Last things first. The China Post has on NUMEROUS occasions said that Chen should resign, so they have indeed "done that before". And their "very heavy heart"? Well, they spent a year-and-a-half alleging that President Chen assumed office by faking an assassination attempt on his own life in order to win sympathy votes, so I don't imagine they're really all THAT cracked-up about it.
For six years now, the KMT and the China Post have accused Chen of a lot of things, alternatively demanding his recall, his impeachment, or his resignation. Heavy hearts at this moment belong to those who voted for Chen or believed he was innocent, based upon the sheer number of times his critics cried wolf - with no wolf ever revealing its lupine face.

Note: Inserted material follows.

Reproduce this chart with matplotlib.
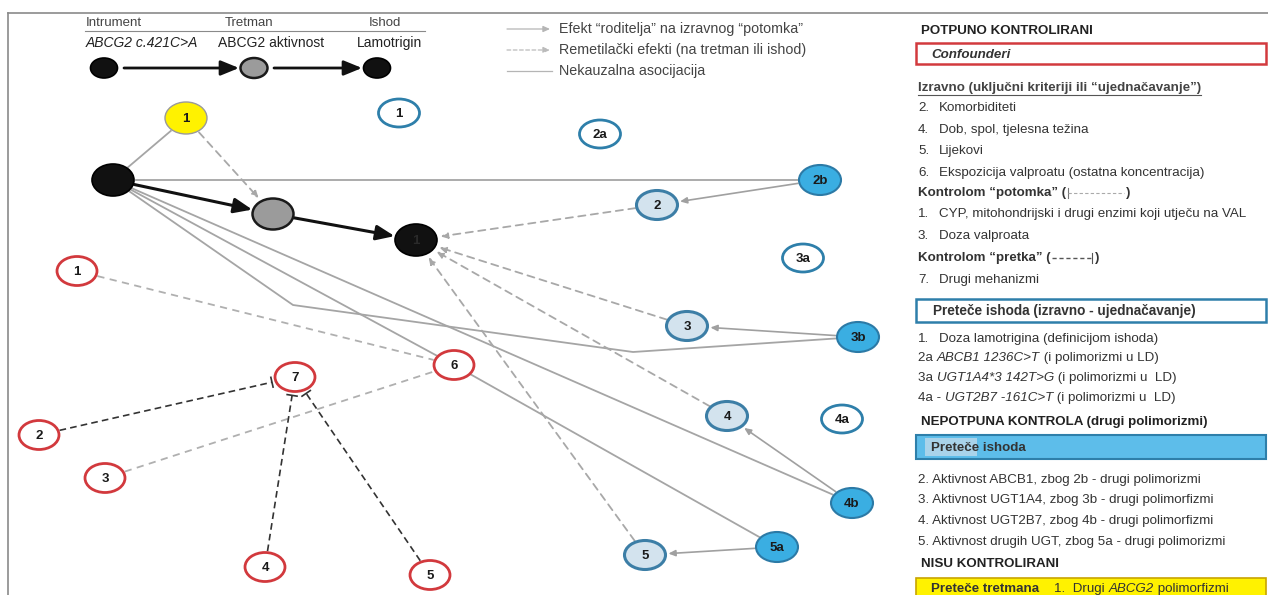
import numpy as np
import matplotlib.pyplot as plt
from matplotlib.patches import Ellipse, Rectangle, FancyArrowPatch

plt.rcParams['font.family'] = ['Liberation Sans', 'DejaVu Sans']

# ---- nodes of the diagram (pixel positions) ----
node_ids = ['instr', 'treat', 'outc', 'y1', 'b1', 'b2a', 'b2b', 'b2', 'b3a', 'b3', 'b3b',
            'b4', 'b4a', 'b4b', 'b5', 'b5a', 'r1', 'r2', 'r3', 'r4', 'r5', 'r6', 'r7']
node_x = [113, 273, 416, 186, 399, 600, 820, 657, 803, 687, 858,
          727, 842, 852, 645, 777, 77, 39, 105, 265, 430, 454, 295]
node_y = [180, 214, 240, 118, 113, 134, 180, 205, 258, 326, 337,
          416, 419, 503, 555, 547, 271, 435, 478, 567, 575, 365, 377]
node_labels = ['', '', '1', '1', '1', '2a', '2b', '2', '3a', '3', '3b',
               '4', '4a', '4b', '5', '5a', '1', '2', '3', '4', '5', '6', '7']
node_kind = ['black', 'gray', 'black', 'yellow', 'open', 'open', 'filled', 'light', 'open',
             'light', 'filled', 'light', 'open', 'filled', 'light', 'filled',
             'red', 'red', 'red', 'red', 'red', 'red', 'red']

# ---- edges ----
thick_edges = [('instr', 'treat'), ('treat', 'outc')]
assoc_edges = [('y1', 'instr'), ('instr', 'b2b'), ('instr', 'r6'), ('instr', 'b4b'), ('r6', 'b5a')]
assoc_bent = [('instr', 'b3b', [(293, 305), (633, 352)])]
effect_edges = [('b2b', 'b2'), ('b3b', 'b3'), ('b4b', 'b4'), ('b5a', 'b5')]
confound_edges = [('y1', 'treat'), ('b2', 'outc'), ('b3', 'outc'), ('b4', 'outc'), ('b5', 'outc')]
descendant_edges = [('r1', 'r6'), ('r3', 'r6')]
ancestor_edges = [('r2', 'r7'), ('r4', 'r7'), ('r5', 'r7')]

# ---- top legend chain ----
chain_x = [104, 254, 377]
chain_kind = ['black', 'gray', 'black']
chain_head = ['Intrument', 'Tretman', 'Ishod']
chain_sub = ['ABCG2 c.421C>A', 'ABCG2 aktivnost', 'Lamotrigin']

legend_labels = ['Efekt \u201croditelja\u201d na izravnog \u201cpotomka\u201d',
                 'Remetila\u010dki efekti (na tretman ili ishod)',
                 'Nekauzalna asocijacija']

styles = {
    'black': dict(fc='#111111', ec='#000000', lw=1.2, w=42, h=32),
    'gray': dict(fc='#9b9b9b', ec='#1a1a1a', lw=1.8, w=41, h=31),
    'yellow': dict(fc='#FFF200', ec='#9a9a9a', lw=1.0, w=42, h=32),
    'open': dict(fc='white', ec='#2E7FAA', lw=2.0, w=41, h=28),
    'filled': dict(fc='#3AAEE2', ec='#2C7AA6', lw=1.5, w=42, h=30),
    'light': dict(fc='#D3E3EE', ec='#3C7EA6', lw=2.2, w=41, h=29),
    'red': dict(fc='white', ec='#D2393D', lw=2.0, w=40, h=29),
}

fig = plt.figure(figsize=(12.68, 5.95), dpi=100)
ax = fig.add_axes([0, 0, 1, 1])
ax.set_xlim(0, 1268)
ax.set_ylim(595, 0)
ax.axis('off')

pos = {n: (x, y) for n, x, y in zip(node_ids, node_x, node_y)}
kind = dict(zip(node_ids, node_kind))


def rim(n, tx, ty, gap=0.0):
    cx, cy = pos[n]
    st = styles[kind[n]]
    a, b = st['w'] / 2 + gap, st['h'] / 2 + gap
    dx, dy = tx - cx, ty - cy
    t = 1.0 / np.sqrt((dx / a) ** 2 + (dy / b) ** 2)
    return cx + t * dx, cy + t * dy


def ends(n1, n2, g1=1.5, g2=1.5):
    p1 = rim(n1, *pos[n2], gap=g1)
    p2 = rim(n2, *pos[n1], gap=g2)
    return p1, p2


def arrow(p1, p2, color, lw, ls='-', head=(4, 2), z=2):
    style = '-|>,head_length=%g,head_width=%g' % head if head else '-'
    a = FancyArrowPatch(p1, p2, arrowstyle=style, color=color, lw=lw, linestyle=ls,
                        shrinkA=0, shrinkB=0, mutation_scale=1, zorder=z)
    ax.add_patch(a)


# frame
ax.plot([8, 1268], [13, 13], color='#8a8a8a', lw=1.2)
ax.plot([8, 8], [13, 595], color='#8a8a8a', lw=1.2)

# gray association lines
for a_, b_ in assoc_edges:
    (x1, y1), (x2, y2) = ends(a_, b_)
    ax.plot([x1, x2], [y1, y2], color='#a5a5a5', lw=1.3, zorder=1)
for a_, b_, mids in assoc_bent:
    start = rim(a_, *mids[0], gap=1.5)
    end = rim(b_, *mids[-1], gap=1.5)
    pts = [start] + mids + [end]
    ax.plot([p[0] for p in pts], [p[1] for p in pts], color='#a5a5a5', lw=1.3, zorder=1)

for a_, b_ in effect_edges:
    p1, p2 = ends(a_, b_, 1.5, 3)
    arrow(p1, p2, '#a0a0a0', 1.2, head=(4, 1.8))

for a_, b_ in confound_edges:
    p1, p2 = ends(a_, b_, 1.5, 4)
    arrow(p1, p2, '#a8a8a8', 1.3, ls=(0, (4, 3)), head=(4, 1.8))

for a_, b_ in descendant_edges:
    (x1, y1), (x2, y2) = ends(a_, b_)
    ax.plot([x1, x2], [y1, y2], color='#b0b0b0', lw=1.3, ls=(0, (4, 3)), zorder=1)

for a_, b_ in ancestor_edges:
    (x1, y1), (x2, y2) = ends(a_, b_, 1.5, 4)
    ax.plot([x1, x2], [y1, y2], color='#333333', lw=1.2, ls=(0, (4, 2.5)), zorder=2)
    d = np.array([x2 - x1, y2 - y1]) / np.hypot(x2 - x1, y2 - y1)
    nrm = np.array([-d[1], d[0]]) * 5
    ax.plot([x2 - nrm[0], x2 + nrm[0]], [y2 - nrm[1], y2 + nrm[1]], color='#333333', lw=1.2, zorder=2)

for a_, b_ in thick_edges:
    p1, p2 = ends(a_, b_, 1, 1)
    arrow(p1, p2, '#111111', 2.2, head=(11, 4.5), z=3)

# nodes
for n, x, y, lab, k in zip(node_ids, node_x, node_y, node_labels, node_kind):
    st = styles[k]
    ax.add_patch(Ellipse((x, y), st['w'], st['h'], fc=st['fc'], ec=st['ec'], lw=st['lw'], zorder=4))
    if lab:
        col = '#2a2a2a' if k == 'black' else '#1a1a1a'
        ax.text(x, y + 1, lab, ha='center', va='center', fontsize=9.5, fontweight='bold',
                color=col, zorder=5)

# top chain legend
for i, (cx, k) in enumerate(zip(chain_x, chain_kind)):
    st = styles[k]
    ax.add_patch(Ellipse((cx, 68), 27, 20, fc=st['fc'], ec=st['ec'], lw=st['lw'], zorder=4))
for i in range(len(chain_x) - 1):
    arrow((chain_x[i] + 20, 68), (chain_x[i + 1] - 15, 68), '#111111', 2.0, head=(11, 4.5))
ax.text(86, 23, chain_head[0], fontsize=9.5, color='#444444', va='center', ha='left')
ax.text(249, 23, chain_head[1], fontsize=9.5, color='#444444', va='center', ha='center')
ax.text(385, 23, chain_head[2], fontsize=9.5, color='#444444', va='center', ha='center')
ax.plot([85, 425], [31, 31], color='#8a8a8a', lw=0.8)
ax.text(86, 43, chain_sub[0], fontsize=10, style='italic', color='#222222', va='center', ha='left')
ax.text(271, 43, chain_sub[1], fontsize=10, color='#222222', va='center', ha='center')
ax.text(389, 43, chain_sub[2], fontsize=10, color='#222222', va='center', ha='center')

# line-style legend
leg_y = [29, 50, 71]
arrow((507, leg_y[0]), (550, leg_y[0]), '#b5b5b5', 0.9, head=(4, 1.8))
arrow((507, leg_y[1]), (550, leg_y[1]), '#bbbbbb', 0.9, ls=(0, (3, 2)), head=(4, 1.8))
ax.plot([507, 552], [leg_y[2], leg_y[2]], color='#b5b5b5', lw=0.9)
for yy, lab in zip(leg_y, legend_labels):
    ax.text(559, yy, lab, fontsize=10.3, color='#444444', va='center', ha='left')

# ---- right-hand text panel ----
fig.canvas.draw()
rend = fig.canvas.get_renderer()

FS = 9.6


def runs(x, y, parts, size=FS, color='#333333'):
    for txt, kw in parts:
        t = ax.text(x, y, txt, fontsize=size, color=color, va='center', ha='left', **kw)
        x += t.get_window_extent(rend).width
    return x


def item(y, num, txt, indent=21):
    runs(TX, y, [(num, {})])
    runs(TX + indent, y, [(txt, {})])


TX = 918
B = dict(fontweight='bold')
I = dict(style='italic')

ax.text(TX + 3, 31, 'POTPUNO KONTROLIRANI', fontsize=9.6, fontweight='bold', color='#222222', va='center')
ax.add_patch(Rectangle((916, 43), 350, 21, fc='white', ec='#D23A3E', lw=1.8))
ax.text(931, 54.5, 'Confounderi', fontsize=9.6, fontweight='bold', style='italic', color='#333333', va='center')

x_end = runs(TX, 88, [('Izravno (uklju\u010dni kriteriji ili \u201cujedna\u010davanje\u201d)', B)], color='#444444')
ax.plot([TX, x_end], [95, 95], color='#555555', lw=0.8)

items_a_num = ['2.', '4.', '5.', '6.']
items_a = ['Komorbiditeti', 'Dob, spol, tjelesna te\u017eina', 'Lijekovi',
           'Ekspozicija valproatu (ostatna koncentracija)']
items_a_y = [108, 130, 151, 173]
for yy, nn, s in zip(items_a_y, items_a_num, items_a):
    item(yy, nn, s)

x1 = runs(TX, 193, [('Kontrolom \u201cpotomka\u201d (', B)])
ax.plot([x1 + 2, x1 + 2], [188, 198], color='#777777', lw=0.8)
ax.plot([x1 + 2, x1 + 58], [193, 193], color='#aaaaaa', lw=0.8, ls=(0, (3, 2)))
runs(x1 + 60, 193, [(')', B)])

item(214, '1.', 'CYP, mitohondrijski i drugi enzimi koji utje\u010du na VAL')
item(236, '3.', 'Doza valproata')

x1 = runs(TX, 258, [('Kontrolom \u201cpretka\u201d (', B)])
ax.plot([x1 + 1, x1 + 40], [258, 258], color='#555555', lw=1.0, ls=(0, (3, 2)))
ax.plot([x1 + 41, x1 + 41], [253, 263], color='#555555', lw=0.8)
runs(x1 + 44, 258, [(')', B)])
item(280, '7.', 'Drugi mehanizmi')

ax.add_patch(Rectangle((916, 299), 350, 23, fc='white', ec='#2E7FAA', lw=1.8))
ax.text(933, 311.5, 'Prete\u010de ishoda (izravno - ujedna\u010davanje)', fontsize=9.8,
        fontweight='bold', color='#333333', va='center')

item(339, '1.', 'Doza lamotrigina (definicijom ishoda)')
runs(TX, 358, [('2a ', {}), ('ABCB1 1236C>T', I), (' (i polimorizmi u LD)', {})])
runs(TX, 378, [('3a ', {}), ('UGT1A4*3 142T>G', I), (' (i polimorizmi u  LD)', {})])
runs(TX, 398, [('4a - ', {}), ('UGT2B7 -161C>T', I), (' (i polimorizmi u  LD)', {})])

ax.text(TX + 3, 422, 'NEPOTPUNA KONTROLA (drugi polimorizmi)', fontsize=9.6, fontweight='bold',
        color='#222222', va='center')
ax.add_patch(Rectangle((916, 435), 350, 24, fc='#5DBDEA', ec='#2E7FAA', lw=1.5))
ax.add_patch(Rectangle((925, 438), 52, 18, fc='#A9D3EA', ec='none'))
ax.text(931, 448, 'Prete\u010de ishoda', fontsize=9.6, fontweight='bold', color='#333333', va='center')

items_c = ['2. Aktivnost ABCB1, zbog 2b - drugi polimorizmi',
           '3. Aktivnost UGT1A4, zbog 3b - drugi polimorfizmi',
           '4. Aktivnost UGT2B7, zbog 4b - drugi polimorfizmi',
           '5. Aktivnost drugih UGT, zbog 5a - drugi polimorizmi']
for yy, s in zip([480, 500, 521, 542], items_c):
    runs(TX, yy, [(s, {})])

ax.text(TX + 3, 564, 'NISU KONTROLIRANI', fontsize=9.6, fontweight='bold', color='#222222', va='center')
ax.add_patch(Rectangle((916, 578), 350, 20, fc='#FFF200', ec='#C8A400', lw=1.2))
runs(931, 589, [('Prete\u010de tretmana', B), ('    1.  Drugi ', {}), ('ABCG2', I), (' polimorfizmi', {})])

fig.savefig('out.png', dpi=100)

Among those who were apparently willing to stick up for the president was DPP Legislator Lin Kuo-ching who said that he still does not believe a president who was willing to slash his salary in half would become embroiled in corruption for the sum of NT$15 million [$450,000]. [Emphasis added]
I'd forgotten that. It's certainly inconsistent with the picture of a corrupt Chen that the KMT has painted.
American Institute in Taiwan (AIT) Director Stephen Young is believed to have avoided a meeting with [Annette Lu] during his round of visits with Taiwanese leaders after his recent briefing round in Washington.
I'm sure the American government disapproves of Ms. Lu's committment to Taiwanese independence, but if it's true that they've been snubbing her, then that ought to stop. It's quite possible that Lu may wind up being the next Taiwanese president, for Pete's sake.
UPDATE #3: The KMT plans another recall motion on Monday, only three days after the First Lady's indictment, and a single day after Chen was to give a speech in his defense. I think the president's party is still a bit dazed right now. They'll reflexively defend him, and he'll survive.
In a couple of weeks' time, reality will set in, polling numbers will be known, and some of them might very well be willing to vote the other way.
UPDATE #4: Did I say the PUBLIC regards the prosecutor as a straight-shooter? Heck, even the Taipei Times, one of President Chen's staunchest defenders, writes glowingly of him.